The exercise: Exactly as written, quote every line that follows, skipping the images.
** begin Recorded data **
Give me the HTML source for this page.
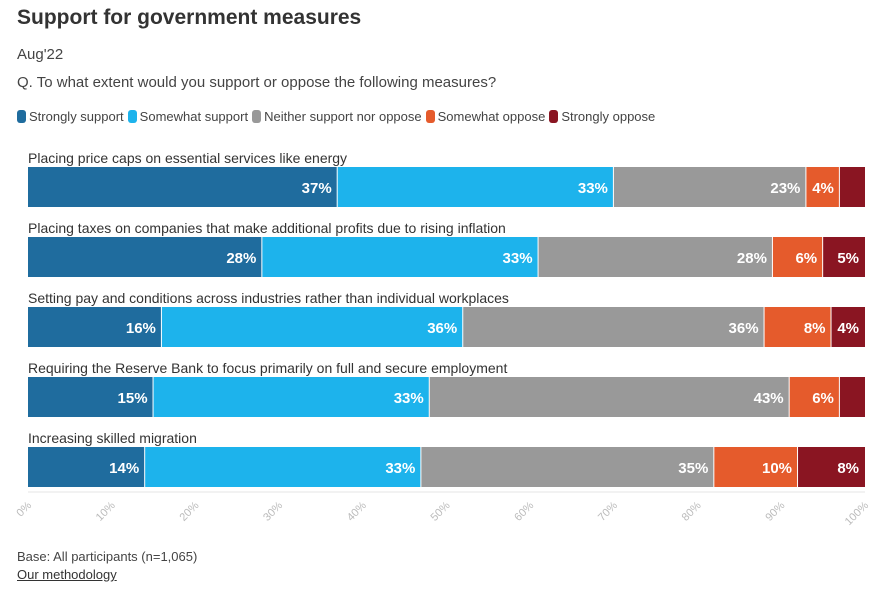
<!DOCTYPE html>
<html><head><meta charset="utf-8"><style>
body{margin:0;background:#fff;font-family:"Liberation Sans",sans-serif;color:#333;}
#wrap{position:relative;width:887px;height:596px;overflow:hidden;}
.t{position:absolute;white-space:nowrap;}
</style></head><body>
<div id="wrap">
<div class="t" style="left:17px;top:6px;font-size:21px;font-weight:bold;color:#333;">Support for government measures</div>
<div class="t" style="left:17px;top:46px;font-size:15px;color:#444;">Aug'22</div>
<div class="t" style="left:17px;top:74px;font-size:15px;color:#444;">Q. To what extent would you support or oppose the following measures?</div>
<div id="legend" style="position:absolute;left:17px;top:109px;font-size:13px;color:#444;display:flex;gap:4px;"></div>
<svg id="chart" width="887" height="596" style="position:absolute;left:0;top:0;font-family:'Liberation Sans',sans-serif;"></svg>
<div class="t" style="left:17px;top:549px;font-size:13px;color:#444;">Base: All participants (n=1,065)</div>
<div class="t" style="left:17px;top:567px;font-size:13px;color:#333;text-decoration:underline;">Our methodology</div>
</div>
<script>
const categories=["Placing price caps on essential services like energy","Placing taxes on companies that make additional profits due to rising inflation","Setting pay and conditions across industries rather than individual workplaces","Requiring the Reserve Bank to focus primarily on full and secure employment","Increasing skilled migration"];
const seriesNames=["Strongly support","Somewhat support","Neither support nor oppose","Somewhat oppose","Strongly oppose"];
const stronglySupport=[37,28,16,15,14];
const somewhatSupport=[33,33,36,33,33];
const neither=[23,28,36,43,35];
const somewhatOppose=[4,6,8,6,10];
const stronglyOppose=[3,5,4,3,8];
const tickValues=[0,10,20,30,40,50,60,70,80,90,100];
const colors=["#1f6c9e","#1db3ec","#999999","#e55b2c","#8a1522"];
const series=[stronglySupport,somewhatSupport,neither,somewhatOppose,stronglyOppose];
const NS="http://www.w3.org/2000/svg";
const svg=document.getElementById('chart');
const x0=28,x1=865;
function xs(v){return x0+(x1-x0)*v/100;}
function rowY(i){return 167+i*70;}
const lg=document.getElementById('legend');
seriesNames.forEach((n,k)=>{
  const s=document.createElement('span');
  
  
  s.style.display='flex';s.style.alignItems='center';
  s.innerHTML='<span style="display:inline-block;width:9px;height:13px;border-radius:3px;background:'+colors[k]+';margin-right:3px"></span>'+n;
  lg.appendChild(s);
});
function el(t,a){const e=document.createElementNS(NS,t);for(const k in a)e.setAttribute(k,a[k]);svg.appendChild(e);return e;}
const base=el('line',{x1:x0,x2:x1,y1:492,y2:492,stroke:'#e6e6e6'});


tickValues.forEach(v=>{
  const t=el('text',{x:xs(v)+4,y:506,'font-size':11,fill:'#bbb','text-anchor':'end',transform:'rotate(-45 '+(xs(v)+4)+' 506)'});
  
  
  t.textContent=v+'%';
});
categories.forEach((c,i)=>{
  const y=rowY(i);
  const lab=el('text',{x:x0,y:y-4,'font-size':14,fill:'#333'});
  
  
  lab.textContent=c;
  let acc=0;
  series.forEach((s,k)=>{
    const v=s[i];
    const r=el('rect',{x:xs(acc),y:y,width:xs(acc+v)-xs(acc)-(k<4?1:0),height:40,fill:colors[k]});
    
    
    acc+=v;
    if(v>=4){
      const tx=el('text',{x:xs(acc)-6,y:y+26,'font-size':15,'font-weight':'bold',fill:'#fff','text-anchor':'end'});
      
      
      tx.textContent=v+'%';
    }
  });
});
</script>
</body></html>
** end Recorded data **
The completed task:
Give me the HTML source for this page.
<!DOCTYPE html>
<html><head><meta charset="utf-8"><style>
body{margin:0;background:#fff;font-family:"Liberation Sans",sans-serif;color:#333;}
#wrap{position:relative;width:887px;height:596px;overflow:hidden;}
.t{position:absolute;white-space:nowrap;}
</style></head><body>
<div id="wrap">
<div class="t" style="left:17px;top:6px;font-size:21px;font-weight:bold;color:#333;">Support for government measures</div>
<div class="t" style="left:17px;top:46px;font-size:15px;color:#444;">Aug'22</div>
<div class="t" style="left:17px;top:74px;font-size:15px;color:#444;">Q. To what extent would you support or oppose the following measures?</div>
<div id="legend" style="position:absolute;left:17px;top:109px;font-size:13px;color:#444;display:flex;gap:4px;"></div>
<svg id="chart" width="887" height="596" style="position:absolute;left:0;top:0;font-family:'Liberation Sans',sans-serif;"></svg>
<div class="t" style="left:17px;top:549px;font-size:13px;color:#444;">Base: All participants (n=1,065)</div>
<div class="t" style="left:17px;top:567px;font-size:13px;color:#333;text-decoration:underline;">Our methodology</div>
</div>
<script>
const categories=["Placing price caps on essential services like energy","Placing taxes on companies that make additional profits due to rising inflation","Setting pay and conditions across industries rather than individual workplaces","Requiring the Reserve Bank to focus primarily on full and secure employment","Increasing skilled migration"];
const seriesNames=["Strongly support","Somewhat support","Neither support nor oppose","Somewhat oppose","Strongly oppose"];
const stronglySupport=[37,28,16,15,14];
const somewhatSupport=[33,33,36,33,33];
const neither=[23,28,36,43,35];
const somewhatOppose=[4,6,8,6,10];
const stronglyOppose=[3,5,4,3,8];
const tickValues=[0,10,20,30,40,50,60,70,80,90,100];
const colors=["#1f6c9e","#1db3ec","#999999","#e55b2c","#8a1522"];
const series=[stronglySupport,somewhatSupport,neither,somewhatOppose,stronglyOppose];
const NS="http://www.w3.org/2000/svg";
const svg=document.getElementById('chart');
const x0=28,x1=865;
function xs(v){return x0+(x1-x0)*v/100;}
function rowY(i){return 167+i*70;}
const lg=document.getElementById('legend');
seriesNames.forEach((n,k)=>{
  const s=document.createElement('span');
  
  
  s.style.display='flex';s.style.alignItems='center';
  s.innerHTML='<span style="display:inline-block;width:9px;height:13px;border-radius:3px;background:'+colors[k]+';margin-right:3px"></span>'+n;
  lg.appendChild(s);
});
function el(t,a){const e=document.createElementNS(NS,t);for(const k in a)e.setAttribute(k,a[k]);svg.appendChild(e);return e;}
const base=el('line',{x1:x0,x2:x1,y1:492,y2:492,stroke:'#e6e6e6'});


tickValues.forEach(v=>{
  const t=el('text',{x:xs(v)+4,y:506,'font-size':11,fill:'#bbb','text-anchor':'end',transform:'rotate(-45 '+(xs(v)+4)+' 506)'});
  
  
  t.textContent=v+'%';
});
categories.forEach((c,i)=>{
  const y=rowY(i);
  const lab=el('text',{x:x0,y:y-4,'font-size':14,fill:'#333'});
  
  
  lab.textContent=c;
  let acc=0;
  series.forEach((s,k)=>{
    const v=s[i];
    const r=el('rect',{x:xs(acc),y:y,width:xs(acc+v)-xs(acc)-(k<4?1:0),height:40,fill:colors[k]});
    
    
    acc+=v;
    if(v>=4){
      const tx=el('text',{x:xs(acc)-6,y:y+26,'font-size':15,'font-weight':'bold',fill:'#fff','text-anchor':'end'});
      
      
      tx.textContent=v+'%';
    }
  });
});
</script>
</body></html>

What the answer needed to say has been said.